Just days after Hillary Clinton criticized the Trump campaign for promoting groups and individuals associated with preserving "white identity," Donald Trump Jr. has retweeted an adherent of the "alt-right" movement that Clinton singled out for criticism.
Donald Trump's oldest son this week retweeted a post from Kevin MacDonald, a former professor at California State University Long Beach. MacDonald said last week that white people in America are becoming a victimized minority. He has been accused of anti-Semitism by critics, including the Southern Poverty Law Center.
MacDonald's tweet had to do with Clinton's State Department and perceived favoritism for UBS, a global financial services company that donated to the Clinton Foundation.
Trump Jr.'s retweet prompted Richard Spencer, a leader of the alt-right movement, to tweet "Wow. Just wow."
Mike Pence says that Donald Trump's trip to Mexico demonstrates what a "decisive leader" he would be if elected president.
Trump's running mate told Fox News Wednesday that Trump immediately responded to an invitation by Mexico's President Enrique Peña Nieto to meet. He noted that Hillary Clinton received the same invitation but hasn't responded yet.
Pence said that Trump and Pena Nieto are expected to discuss the logistics of Trump's proposed border wall — something Trump insists Mexico will pay for, despite Pena Nieto's condemnation of the plan.
At least two demonstrations are planned in Mexico City as Mexicans express anger about the visit of Donald Trump.
Former first lady Margarita Zavala wrote in a tweet aimed at Trump: "Even though you may have been invited, we want you to know you're not welcome. We Mexicans have dignity, and we reject your hate speech." She's considered a potential presidential candidate for 2018.
Pena Nieto's office hasn't said where or when the meeting would be held, possibly in a bid to avoid protests outside the meeting site.
Leading historian Enrique Krauze also addressed Trump in a tweek, saying "We Mexicans expect nothing less than an apology for calling us "criminals and rapists".
Krauze told the Televisa TV network that, "Tyrants are to be confronted, not pacified."
Mexico has awakened to the news that President Enrique Pena Nieto is going to meet with Republican candidate Donald Trump Wednesday, and many Mexicans don't like it.
Some analysts said the Republican nominee had left Pena Nieto flat-footed by accepting an invitation the Mexican president had made simply for appearances' sake. Trump is widely loathed in Mexico for calling migrants from the country "rapists" among other insults.
Mexico City-based security analyst Alejandro Hope suggested that Pena Nieto "wanted to invite Hillary (Clinton), but that meant inviting both of them, and nobody thought Trump would accept first."
He added: "What's in it for Mexico? "
The newspaper El Universal wrote in an editorial that Trump "caught Mexican diplomats off guard" by accepting the invitation.
Donald Trump will be taking his first foreign trip as the Republican presidential nominee on Wednesday, making a quick visit to Mexico, a nation he derided as the home of rapists and criminals as he launched his campaign.

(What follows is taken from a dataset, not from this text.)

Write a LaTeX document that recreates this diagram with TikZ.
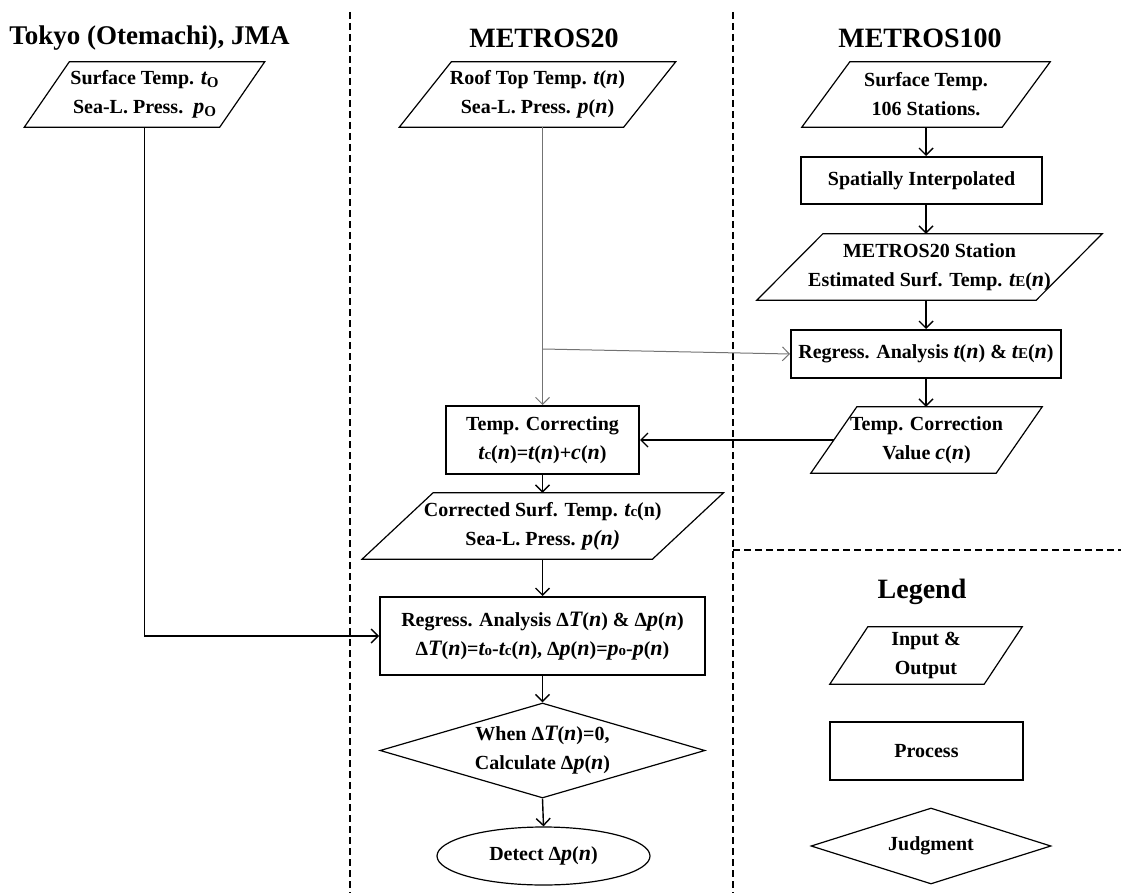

The meeting with President Enrique Pena Nieto, who earlier this year compared the billionaire candidate to Hitler, comes hours before Trump is set to deliver a highly-anticipated immigration speech. It's a defining issue for Trump, but one on which he has appeared to waiver.
After saying during his primary campaign he would expel all of the estimated 11 million people living in the country illegally with a "deportation force," Trump has suggested recently he might be open to "softening" his stance as he tries to win over more moderate general election voters.